Australian projects announced for No Borders Co-Pro Market in New York
IFP has announced three Australian projects as part of its 2013 slate of new films in development for the prestigious No Borders International Co-Production Market at Independent Film Week, in New York.
From producers Trish Lake and Dan Lake, director Pia Marais and writer Roger Monk is Dance for Me, a film set in the Afrikaans society of South Africa, where a woman finds the lines between revenge, justice and love blurred after she entraps her mother’s attacker.

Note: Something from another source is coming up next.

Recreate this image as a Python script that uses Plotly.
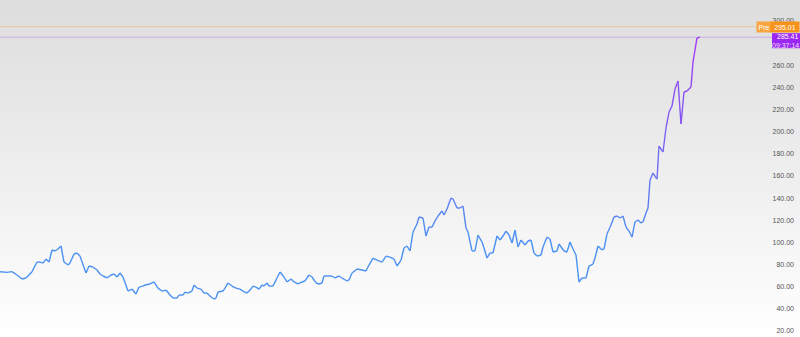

The Detective, directed by Peter Andrikidis, produced by Sarah Boote and Michael Robertson, and written by Roger Joyce, is a story about an Australian cop who arrives in Afghanistan to investigate the death of a former colleague, his only ally an Afghani policewoman. Together they find that his friend was caught up in the intrigue involving a village massacre.
Based on a true story, Ivan Lendl Never Learnt to Volley is directed by Justin Kurzel and Jed Kurzel, produced by Anna McLeish and Sarah Shaw, and written by Jed Kurzel. When the fatal accident of an opponent rocks the Moscow junior tennis circuit, 13-year-old Alexander and his father, Dimitri, begin a desperate journey across Europe to keep their dreams alive.
These three films are among 42 new narrative feature projects in late development that will be presented at No Borders to buyers, sales agents and financiers.
Independent Film Week takes place 15–19 September 2013, as part of an overall multi-strand event called Project Forum. Project Forum brings the international film and media community to New York City to advance new projects and support the future of storytelling by nurturing the work of both emerging and established independent artists and filmmakers.
A total of 163 US and international projects have been selected for the 2013 Project Forum, evenly split between documentary and narrative features. These projects hail from throughout the US, Europe and Canada, as well Africa, Australia, New Zealand, Southeast Asia, South America and the Middle East.
Screen Australia has partnered with IFP for three years in the No Borders program to provide opportunities for Australian feature projects to be presented to the international market.